What about your house? There’s a lot to think about. Strong winds that find gaps in the exterior foundation or get underneath overhangs can do real damage. Check your end gables and climb into the attic to ensure your roof sheathing is sufficiently nailed down. Double doors will need to be bolted on both sides and objects in the yard such as tables and chairs, barbecue grills, and potted plants, should be secured.

Inside, electronic devices and appliances ought to be elevated above potential flood waters — along with other items that could be at risk in case of water intrusion.

Check for gaps along the edges of your garage door: You really don’t want the winds to blow that out. Intense gusts inside a garage cavity could do real damage to the whole structure.

If you are handy and agile, perhaps you can manage to do a lot of the prep work yourself. Otherwise, consider finding a good contractor to install hurricane shutters over the windows, improve the integrity of the roof, or add bracing to the end gables.

Oh, and trees. Don’t forget the trees. If you have big ones in the yard, and they haven’t been trimmed in a while, there’s a chance a good blow could rip a limb free, or send a big branch into your windows, onto your roof, or on top of your parked car. So check for dead or unhealthy limbs and get them amputated. Then consider installing impact-resistant windows, and put your car in a well-protected place.

Now is the time

The need for all this hurricane prep does beg a question: Why aren’t our houses designed to withstand a big storm?

Well, some are. Newer construction occasionally takes into account the chance of severe weather. Overhangs are few, windows are strong and come with shudders, a big crawl space allows for several feet of flood waters to pass under the structure and not through it. And, increasingly, power lines are buried.
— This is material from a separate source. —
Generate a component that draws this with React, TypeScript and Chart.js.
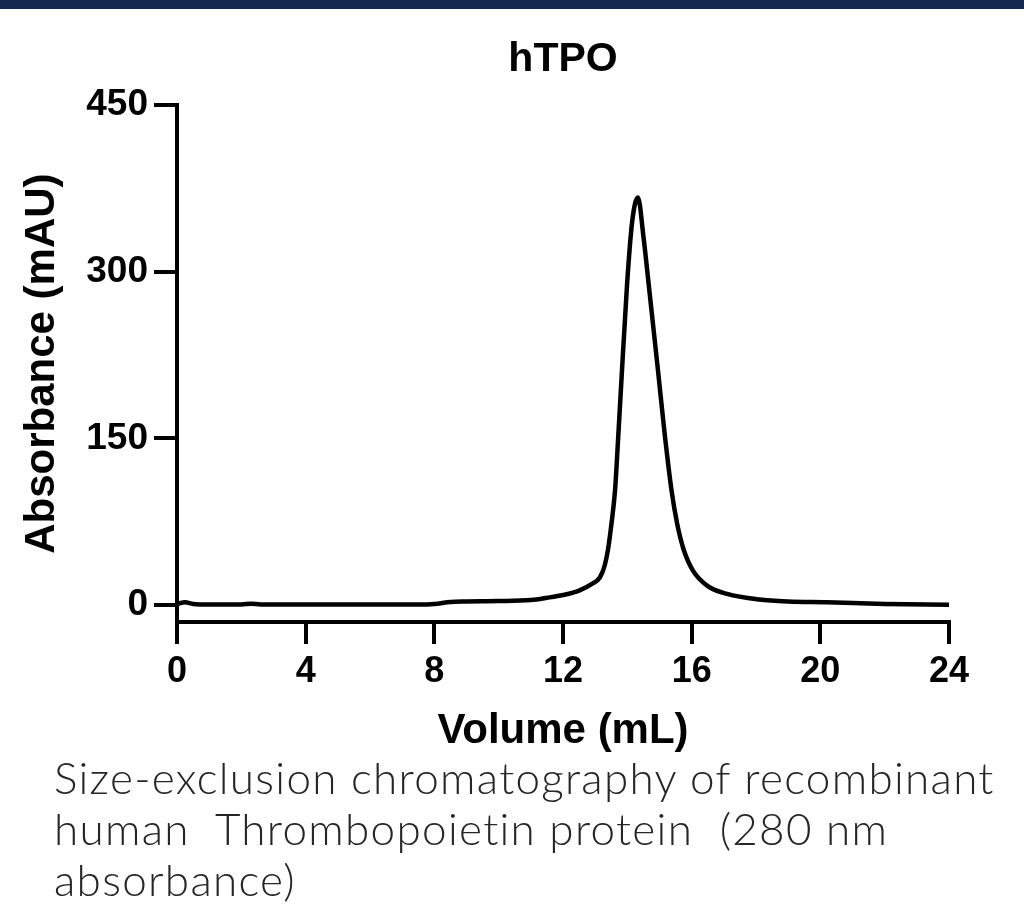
import React, { useEffect, useRef } from "react";
import { Chart, registerables } from "chart.js";

Chart.register(...registerables);

const chartTitle = "hTPO";
const xAxisTitle = "Volume (mL)";
const yAxisTitle = "Absorbance (mAU)";
const captionLines = [
  "Size-exclusion chromatography of recombinant",
  "human  Thrombopoietin protein  (280 nm",
  "absorbance)",
];

const volumeML = [
  0, 0.25, 0.5, 1, 2, 2.3, 2.6, 4, 6, 7.5, 8, 8.5, 9, 10, 11, 11.5, 12, 12.5,
  12.9, 13.15, 13.3, 13.4, 13.51, 13.62, 13.71, 13.8, 13.99, 14.15, 14.33, 14.5,
  14.67, 14.95, 15.15, 15.37, 15.55, 15.75, 16.04, 16.5, 17.1, 18.1, 19, 20.2,
  22, 24,
];
const absorbance = [
  1, 2.5, 1, 0.5, 0.5, 1.2, 0.5, 0.5, 0.5, 0.5, 1, 2.8, 3.2, 3.5, 4.5, 6.5, 9,
  13, 19, 25, 36, 50, 74, 104, 148, 194, 288, 345, 367, 332, 287, 212, 157, 104,
  73, 50, 31, 17, 10, 5, 3.2, 2.5, 1, 0.3,
];

const xTicks = [0, 4, 8, 12, 16, 20, 24];
const yTicks = [0, 150, 300, 450];

const FONT = "'Liberation Sans', Arial, Helvetica, sans-serif";

export default function App() {
  const canvasRef = useRef<HTMLCanvasElement | null>(null);

  useEffect(() => {
    const canvas = canvasRef.current;
    if (!canvas) return;
    const points = volumeML.map((v, i) => ({ x: v, y: absorbance[i] }));
    const chart = new Chart(canvas, {
      type: "line",
      data: {
        datasets: [
          {
            data: points,
            borderColor: "#000000",
            borderWidth: 4.5,
            pointRadius: 0,
            fill: false,
            cubicInterpolationMode: "monotone",
          },
        ],
      },
      options: {
        animation: false,
        responsive: false,
        maintainAspectRatio: false,
        events: [],
        layout: { padding: { left: 0, right: 75, top: 0, bottom: 0 } },
        plugins: {
          legend: { display: false },
          tooltip: { enabled: false },
          title: {
            display: true,
            fullSize: false,
            text: chartTitle,
            color: "#000000",
            font: { family: FONT, size: 41, weight: "bold", lineHeight: 1.2 },
            padding: { top: 35, bottom: 21 },
          },
        },
        scales: {
          x: {
            type: "linear",
            min: 0,
            max: 24,
            afterBuildTicks: (s: any) => {
              s.ticks = xTicks.map((v) => ({ value: v }));
            },
            afterFit: (s: any) => {
              s.height = 138;
            },
            border: { display: true, color: "#000000", width: 4 },
            grid: {
              drawOnChartArea: false,
              drawTicks: true,
              tickLength: 22,
              color: "#000000",
              lineWidth: 4,
            },
            ticks: {
              color: "#000000",
              padding: 6,
              maxRotation: 0,
              font: { family: FONT, size: 36, weight: "bold" },
            },
            title: {
              display: true,
              text: xAxisTitle,
              color: "#000000",
              font: { family: FONT, size: 42, weight: "bold", lineHeight: 1.2 },
              padding: { top: 0, bottom: 3 },
            },
          },
          y: {
            type: "linear",
            min: -15.3,
            max: 450,
            afterBuildTicks: (s: any) => {
              s.ticks = yTicks.map((v) => ({ value: v }));
            },
            afterFit: (s: any) => {
              s.width = 177;
            },
            border: { display: true, color: "#000000", width: 4 },
            grid: {
              drawOnChartArea: false,
              drawTicks: true,
              tickLength: 23,
              color: "#000000",
              lineWidth: 4,
            },
            ticks: {
              color: "#000000",
              padding: 6,
              font: { family: FONT, size: 37, weight: "bold" },
            },
            title: {
              display: true,
              text: yAxisTitle,
              color: "#000000",
              font: { family: FONT, size: 42, weight: "bold", lineHeight: 1.2 },
              padding: { top: 17, bottom: 0 },
            },
          },
        },
      },
    });
    return () => chart.destroy();
  }, []);

  return (
    <div
      style={{
        position: "fixed",
        left: 0,
        top: 0,
        width: 1024,
        height: 905,
        background: "#ffffff",
        overflow: "hidden",
      }}
    >
      <canvas
        ref={canvasRef}
        width={1024}
        height={760}
        style={{ position: "absolute", left: 0, top: 0, width: 1024, height: 760 }}
      />
      <div
        style={{
          position: "absolute",
          left: 0,
          top: 0,
          width: 1024,
          height: 9,
          background: "#14284f",
        }}
      />
      <div
        style={{
          position: "absolute",
          left: 54,
          top: 752,
          fontFamily: "Lato, 'Open Sans', sans-serif",
          fontWeight: 300,
          fontSize: 44,
          lineHeight: "51px",
          letterSpacing: "1.3px",
          color: "#262626",
          whiteSpace: "pre",
        }}
      >
        {captionLines.map((l, i) => (
          <div key={i}>{l}</div>
        ))}
      </div>
    </div>
  );
}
Older homes, instead, are more likely to need attention. So, too, are houses located by the ocean or along a river or creek that’s prone to flooding.

Scaff said decades of development and growth have transformed the Charleston metropolitan area since 1989, when Hurricane Hugo devastated the area. Today, another Hugo-like storm would be far worse, inflicting more damage because there is now more to damage.

“When the governor orders an evacuation, it’s because he’s taking into account all of the risks associated with that event," he said.

That's not the time to figure out what important belongings to pack or try to determine where to head for safety. Now is the time.